IP Reuse via Chiplets is the design strategy of creating reusable semiconductor intellectual property blocks as physical chiplets that can be incorporated into multiple products across generations — enabling companies to amortize the $200M-1B cost of designing a complex chip block (I/O controller, SerDes, memory interface, security engine) across many products and years by packaging it as a standalone chiplet that connects to different compute dies through standardized die-to-die interfaces like UCIe.

What Is IP Reuse via Chiplets?

• Definition: The practice of designing semiconductor IP blocks as independent, testable, packageable chiplets rather than as on-die IP cores — allowing the same physical chiplet to be used in multiple products, across product generations, and potentially by multiple customers, maximizing the return on design investment.
• Physical vs. Soft IP: Traditional IP reuse involves licensing RTL (soft IP) or layout (hard IP) that must be re-integrated and re-verified for each new SoC design.
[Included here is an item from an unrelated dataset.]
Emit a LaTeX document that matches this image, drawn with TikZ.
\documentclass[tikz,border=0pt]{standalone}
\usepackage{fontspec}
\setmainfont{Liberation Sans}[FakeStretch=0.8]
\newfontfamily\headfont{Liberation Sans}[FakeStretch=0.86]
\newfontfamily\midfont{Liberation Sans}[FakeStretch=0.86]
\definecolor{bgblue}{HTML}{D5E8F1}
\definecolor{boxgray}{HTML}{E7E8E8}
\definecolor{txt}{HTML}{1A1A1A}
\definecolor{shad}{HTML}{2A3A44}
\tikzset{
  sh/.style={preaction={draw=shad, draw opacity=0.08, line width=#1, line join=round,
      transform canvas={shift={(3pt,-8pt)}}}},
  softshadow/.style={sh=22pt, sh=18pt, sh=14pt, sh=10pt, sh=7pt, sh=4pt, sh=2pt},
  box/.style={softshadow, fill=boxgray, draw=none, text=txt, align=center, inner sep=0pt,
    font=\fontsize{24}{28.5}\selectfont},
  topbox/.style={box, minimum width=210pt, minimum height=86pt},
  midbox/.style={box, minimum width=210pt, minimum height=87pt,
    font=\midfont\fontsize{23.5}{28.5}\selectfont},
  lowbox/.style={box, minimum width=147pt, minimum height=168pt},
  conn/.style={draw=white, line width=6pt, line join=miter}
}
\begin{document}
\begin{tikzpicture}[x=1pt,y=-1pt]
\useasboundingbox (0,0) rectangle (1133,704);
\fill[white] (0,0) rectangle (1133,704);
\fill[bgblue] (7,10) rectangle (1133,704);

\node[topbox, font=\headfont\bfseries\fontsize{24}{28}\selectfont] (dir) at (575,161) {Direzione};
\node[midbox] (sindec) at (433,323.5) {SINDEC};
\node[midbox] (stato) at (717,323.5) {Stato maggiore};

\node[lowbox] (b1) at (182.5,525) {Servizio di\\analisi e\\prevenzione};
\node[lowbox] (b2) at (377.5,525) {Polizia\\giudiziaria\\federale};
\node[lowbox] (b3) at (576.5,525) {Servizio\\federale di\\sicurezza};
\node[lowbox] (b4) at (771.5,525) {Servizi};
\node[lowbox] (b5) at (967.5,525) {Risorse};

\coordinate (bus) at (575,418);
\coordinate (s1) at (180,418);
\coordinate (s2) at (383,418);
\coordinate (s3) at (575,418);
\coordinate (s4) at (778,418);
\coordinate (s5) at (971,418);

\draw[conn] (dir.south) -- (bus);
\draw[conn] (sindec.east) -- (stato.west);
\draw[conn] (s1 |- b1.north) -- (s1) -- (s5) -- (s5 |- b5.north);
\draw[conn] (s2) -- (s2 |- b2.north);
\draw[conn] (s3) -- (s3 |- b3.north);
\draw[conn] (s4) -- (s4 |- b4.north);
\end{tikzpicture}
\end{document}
Chiplet-based IP reuse provides a tested, packaged, known-good physical die that plugs into any compatible package — eliminating re-integration effort.
• Cross-Generation Reuse: A chiplet designed on 6nm can be reused for 3-5 years while compute chiplets migrate from 5nm → 3nm → 2nm — the I/O chiplet doesn't need to be redesigned each generation because its function doesn't benefit from scaling.
• Multi-Product Reuse: The same I/O chiplet can serve desktop, laptop, workstation, and server products — AMD's IOD (I/O Die) is shared across Ryzen (desktop), Threadripper (workstation), and EPYC (server) product lines.

Why IP Reuse via Chiplets Matters

• Design Cost Amortization: Designing a modern I/O chiplet costs $100-300M — reusing it across 5 products and 2 generations amortizes this cost over 10× more units than a single monolithic design, reducing per-unit design cost by 80-90%.
• Reduced Verification: A proven chiplet that has been validated in production doesn't need re-verification when used in a new product — saving 6-12 months of verification effort and reducing the risk of design bugs.
• Faster Time-to-Market: Reusing proven chiplets for I/O, memory control, and SerDes functions allows the design team to focus entirely on the new compute chiplet — reducing total design time from 3-4 years to 1.5-2 years for derivative products.
• Supply Chain Flexibility: Chiplet IP reuse enables building inventory of common chiplets that can be assembled into different products based on demand — providing manufacturing flexibility impossible with monolithic designs.

IP Reuse Examples

• AMD I/O Die (IOD): AMD's 6nm IOD contains DDR5 memory controllers, PCIe Gen5 controllers, and Infinity Fabric interconnect — reused across Ryzen 7000 (desktop), Threadripper 7000 (workstation), and EPYC 9004 (server) with different compute chiplet configurations.
• Intel Compute Tile: Intel's compute tiles are designed for reuse across Xeon, Core, and accelerator products — the same tile architecture with different configurations (core count, cache size) serves multiple market segments.
• UCIe Ecosystem Vision: The UCIe standard envisions a marketplace of reusable chiplets — a company could buy a UCIe-compliant SerDes chiplet from Broadcom, a security chiplet from Rambus, and combine them with a custom compute chiplet.
• DARPA CHIPS: The DARPA CHIPS program demonstrated IP reuse by assembling chiplets from Intel, Lockheed Martin, and universities into functional systems using the AIB interface standard.

IP reuse via chiplets is the economic engine that justifies the chiplet architecture — transforming semiconductor IP from disposable design files into durable physical assets that generate value across multiple products and generations, fundamentally changing the economics of chip design by amortizing billion-dollar development costs over the broadest possible product portfolio.